Uber Technologies Inc. is partnering with FBN Holdings Plc’s First Bank Nigeria to provide loans to drivers as a cash crunch in Africa’s most populous nation and a shrinking economy makes it harder for people to afford cars.

“A lot of drivers on the platform have to find somebody who can afford to buy’’ the vehicle for them and the economic situation makes it difficult, Ebi Atawodi, general manager for Uber’s Nigeria unit, said in an interview in Lagos, the nation’s commercial capital. “Usually they are working for a partner who has bought the vehicle.’’

According to Bloomberg report monitored by business247 News Online, First Bank will extend a 2.5 million-naira loan ($7,930) to each qualified driver for the purchase of a second-hand car at an interest rate of 20 percent and repayable after two years, she said. To qualify for the loan, the driver “will need to be able to demonstrate an average driver-performance rating of higher than 4.5 and have earned more than 2.4 million naira’’ in the past six months, Atawodi said.

The Nigerian economy is struggling to cope with a halving in the price of crude oil price since 2014, which eroded government revenue and impaired the ability of authorities at federal and state levels to pay salaries and stimulate growth.
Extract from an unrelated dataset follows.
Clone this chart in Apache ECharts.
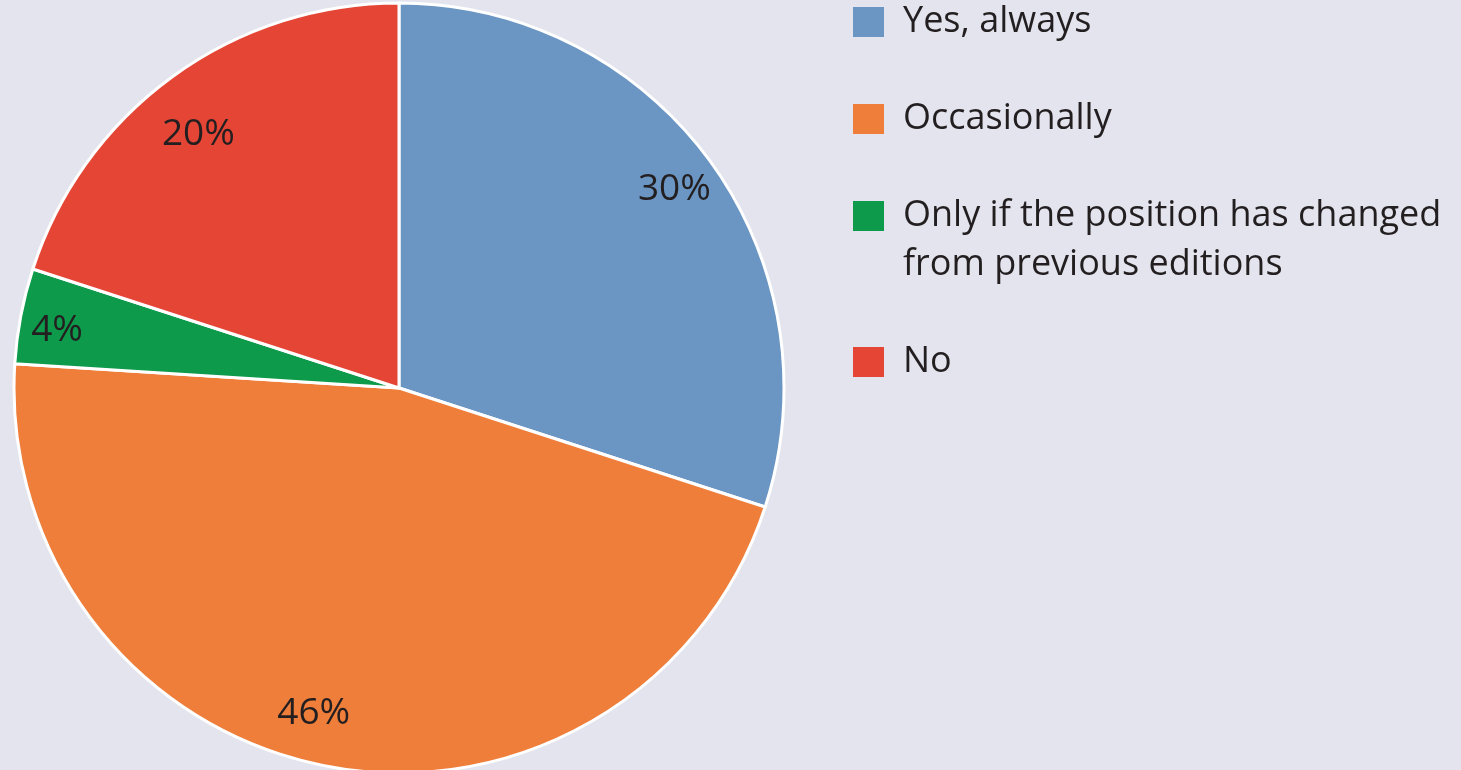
<!DOCTYPE html>
<html>
<head>
<meta charset="utf-8">
<style>
  html, body { margin: 0; padding: 0; background: #e4e4ee; }
  #chart { width: 1461px; height: 770px; }
</style>
<script src="https://cdn.jsdelivr.net/npm/echarts@6/dist/echarts.min.js"></script>
</head>
<body>
<div id="chart"></div>
<script>
// Survey answers and their shares (%)
const categories = [
  'Yes, always',
  'Occasionally',
  'Only if the position has changed\nfrom previous editions',
  'No'
];
const shares = [30, 46, 4, 20];
const colors = ['#6b95c3', '#ef7e3b', '#0d9a4b', '#e54535'];

const FONT = '"Open Sans", "Noto Sans", sans-serif';
const TEXT = '#231f20';

const data = categories.map((name, i) => ({
  name,
  value: shares[i],
  itemStyle: { color: colors[i] }
}));

// Pie geometry
const cx = 399, cy = 388, R = 385;

// Small nudges for the percentage labels (dx, dy per slice)
const labelNudge = [[2, 0], [-22, -7], [-10, 6], [-2, 20]];

// Legend: swatch + text, first text line centred on the swatch
const legendX = 853, legendTextX = 903;
const legendRows = [22, 119, 216, 362];
const legendGraphics = [];
categories.forEach((name, i) => {
  legendGraphics.push({
    type: 'rect',
    shape: { x: legendX, y: legendRows[i] - 15, width: 31, height: 30 },
    style: { fill: colors[i] },
    silent: true
  });
  legendGraphics.push({
    type: 'text',
    x: legendTextX,
    y: legendRows[i] - 24.5,
    style: {
      text: name,
      font: '36px ' + FONT,
      fill: TEXT,
      lineHeight: 49,
      verticalAlign: 'top'
    },
    silent: true
  });
});

const chart = echarts.init(document.getElementById('chart'), null, { renderer: 'canvas' });
chart.setOption({
  backgroundColor: '#e4e4ee',
  animation: false,
  graphic: legendGraphics,
  series: [
    {
      type: 'pie',
      center: [cx, cy],
      radius: [0, R],
      startAngle: 90,
      clockwise: true,
      silent: true,
      label: { show: false },
      labelLine: { show: false },
      itemStyle: { borderColor: '#ffffff', borderWidth: 3 },
      data
    },
    {
      // ring used only to place the percentage labels near the rim
      type: 'pie',
      center: [cx, cy],
      radius: [R * 0.74, R],
      startAngle: 90,
      clockwise: true,
      silent: true,
      itemStyle: { color: 'transparent', borderWidth: 0 },
      label: {
        show: true,
        position: 'inside',
        formatter: p => p.value + '%',
        color: TEXT,
        fontFamily: FONT,
        fontSize: 37
      },
      labelLine: { show: false },
      labelLayout: p => ({ dx: labelNudge[p.dataIndex][0], dy: labelNudge[p.dataIndex][1] }),
      data: categories.map((name, i) => ({ name, value: shares[i] }))
    }
  ]
});
</script>
</body>
</html>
The economy is set to shrink 1.7 percent in 2016, according to the International Monetary Fund, which would be the first full-year recession in a quarter of a century.
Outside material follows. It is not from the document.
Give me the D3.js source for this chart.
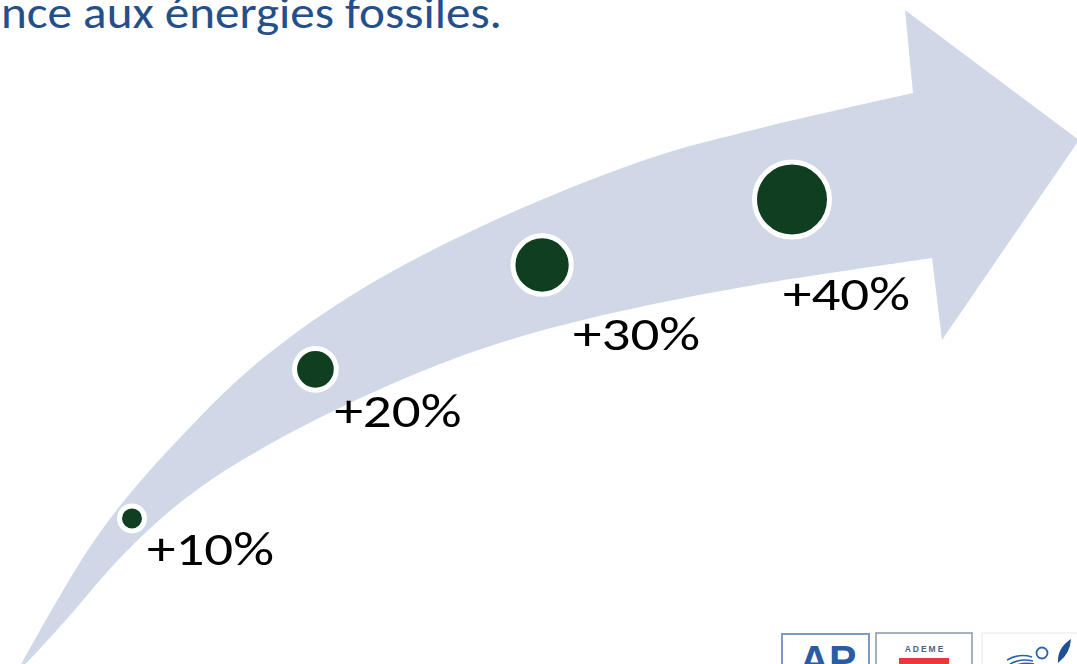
<!DOCTYPE html>
<html>
<head>
<meta charset="utf-8">
<script src="https://cdn.jsdelivr.net/npm/d3@7"></script>
<style>
  html, body { margin: 0; padding: 0; background: #ffffff; overflow: hidden; }
  svg { display: block; }
</style>
</head>
<body>
<svg id="chart" width="1077" height="664"></svg>
<script>
// ---------- DATA ----------
const categories = ["+10%", "+20%", "+30%", "+40%"];
const values = [10, 20, 30, 40];
const titleText = "nce aux énergies fossiles.";
const logoTexts = ["AP", "ADEME"];

// ---------- LAYOUT ----------
const W = 1077, H = 664;
const svg = d3.select("#chart");

const arrowFill = "#D0D8E7";
const dotFill = "#0F3F20";

// arrow edges (shape outline, decoration)
const upperEdge = [[18,670],[40,630],[62,592],[86,552],[113,514],[145,475],[187,430],[250,365],[350,293],[450,240],[550,195],[650,157],[700,143],[800,118],[913,93]];
const lowerEdge = [[18,670],[27,663],[60,627],[89,593],[117,560],[157,521],[200,486],[250,455],[297,429],[350,402],[450,358],[550,327],[650,304],[750,285],[850,270],[932,258]];
const headPts = [[905,10],[1079,140],[942,340]];

const edgeLine = d3.line().curve(d3.curveBasis);
const upperD = edgeLine(upperEdge);
const lowerRevD = edgeLine(lowerEdge.slice().reverse());
const outline = upperD + headPts.map(p => "L" + p[0] + "," + p[1]).join("") + lowerRevD.replace(/^M/, "L") + "Z";

svg.append("path").attr("d", outline).attr("fill", arrowFill);

// sample edges to build centerline
function sample(d) {
  const p = svg.append("path").attr("d", d).attr("fill", "none").attr("stroke", "none");
  const node = p.node();
  const L = node.getTotalLength();
  const pts = [];
  for (let s = 0; s <= L; s += 0.5) { const q = node.getPointAtLength(s); pts.push([q.x, q.y]); }
  p.remove();
  pts.sort((a, b) => a[0] - b[0]);
  return pts;
}
const upS = sample(upperD), loS = sample(edgeLine(lowerEdge));
const bis = d3.bisector(d => d[0]).left;
function yAt(pts, x) {
  let i = bis(pts, x);
  if (i <= 0) return pts[0][1];
  if (i >= pts.length) return pts[pts.length - 1][1];
  const a = pts[i - 1], b = pts[i];
  const t = b[0] === a[0] ? 0 : (x - a[0]) / (b[0] - a[0]);
  return a[1] + t * (b[1] - a[1]);
}
const center = d3.range(25, 910, 1).map(x => [x, (yAt(upS, x) + yAt(loS, x)) / 2]);
const cum = [0];
for (let i = 1; i < center.length; i++) {
  cum.push(cum[i - 1] + Math.hypot(center[i][0] - center[i - 1][0], center[i][1] - center[i - 1][1]));
}
function arcAtX(x) { return cum[Math.max(0, Math.min(center.length - 1, Math.round(x - 25)))]; }
function pointAtArc(s) {
  let i = d3.bisectLeft(cum, s);
  if (i <= 0) return center[0];
  if (i >= cum.length) return center[center.length - 1];
  const t = (s - cum[i - 1]) / (cum[i] - cum[i - 1]);
  return [center[i - 1][0] + t * (center[i][0] - center[i - 1][0]), center[i - 1][1] + t * (center[i][1] - center[i - 1][1])];
}

// scales
const posScale = d3.scalePow().exponent(1.1).domain([10, 40]).range([arcAtX(132), arcAtX(792)]);
const rScale = d3.scaleLinear().domain([10, 40]).range([10, 35]);

const data = categories.map((c, i) => {
  const p = pointAtArc(posScale(values[i]));
  return { label: c, value: values[i], x: p[0], y: p[1] };
});

// label offsets from dot centre (layout)
const labelOffsets = [[15, 47], [19, 58], [31, 85], [-9, 110]];

svg.append("g").selectAll("circle").data(data).join("circle")
  .attr("cx", d => d.x).attr("cy", d => d.y)
  .attr("r", d => rScale(d.value) + 2.5)
  .attr("fill", dotFill).attr("stroke", "#ffffff").attr("stroke-width", 5);

svg.append("g").selectAll("text").data(data).join("text")
  .attr("x", (d, i) => d.x + labelOffsets[i][0])
  .attr("y", (d, i) => d.y + labelOffsets[i][1])
  .attr("font-family", "Carlito, Calibri, Lato, sans-serif")
  .attr("font-size", 47)
  .attr("fill", "#000000")
  .attr("textLength", 127)
  .attr("lengthAdjust", "spacingAndGlyphs")
  .text(d => d.label);

// title (cropped)
svg.append("text")
  .attr("x", 1).attr("y", 28)
  .attr("font-family", "Carlito, Calibri, Lato, sans-serif")
  .attr("font-size", 45)
  .attr("fill", "#24508A")
  .attr("textLength", 501)
  .attr("lengthAdjust", "spacingAndGlyphs")
  .text(titleText);

// logos (cropped at bottom)
const logos = svg.append("g");
logos.append("rect").attr("x", 782).attr("y", 634).attr("width", 87).attr("height", 50)
  .attr("fill", "#fff").attr("stroke", "#7C98C4").attr("stroke-width", 2);
logos.append("text").attr("x", 828).attr("y", 674).attr("text-anchor", "middle")
  .attr("font-family", "Liberation Sans, Arial, sans-serif").attr("font-weight", "bold")
  .attr("font-size", 41).attr("fill", "#2A5CA5").text(logoTexts[0]);

logos.append("rect").attr("x", 876).attr("y", 633).attr("width", 96).attr("height", 50)
  .attr("fill", "#fff").attr("stroke", "#8898AA").attr("stroke-width", 1.5);
logos.append("text").attr("x", 925).attr("y", 652).attr("text-anchor", "middle")
  .attr("font-family", "Liberation Sans, Arial, sans-serif").attr("font-weight", "bold")
  .attr("font-size", 8.5).attr("letter-spacing", 2).attr("fill", "#50608A").text(logoTexts[1]);
logos.append("rect").attr("x", 899).attr("y", 658).attr("width", 50).attr("height", 10).attr("fill", "#E8383D");

logos.append("rect").attr("x", 982).attr("y", 633).attr("width", 110).attr("height", 50)
  .attr("fill", "#fff").attr("stroke", "#E6EAF0").attr("stroke-width", 1);
logos.append("circle").attr("cx", 1042).attr("cy", 653).attr("r", 5.5)
  .attr("fill", "none").attr("stroke", "#2A62B0").attr("stroke-width", 1.8);
["M1007,660 Q1019,653 1032,657", "M1010,664 Q1021,658 1033,661", "M1014,666 Q1024,662 1034,664"].forEach(d =>
  logos.append("path").attr("d", d).attr("fill", "none").attr("stroke", "#2A62B0").attr("stroke-width", 1.6));
logos.append("path").attr("d", "M1058,663 Q1057,648 1071,639 Q1070,653 1060,661 Z").attr("fill", "#1F4F95");
</script>
</body>
</html>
First Bank will use part of its 10 billion-naira auto-credit facility to fund the Uber program, Gbenga Shobo, deputy managing director for the Lagos-based lender, said in the same interview. The bank is targeting 90 drivers at the pilot stage, he said.

Uber, which connects drivers with passengers via its smartphone application in more than 300 cities across the world, is operating in Nigeria’s capital, Abuja, and commercial hub of Lagos since it entered the West African nation’s market in 2014. It currently has more than 2,000 drivers and is targeting 4,000 by the end of this year, according to Atawodi. The company has offered over a million trips in the country, she said.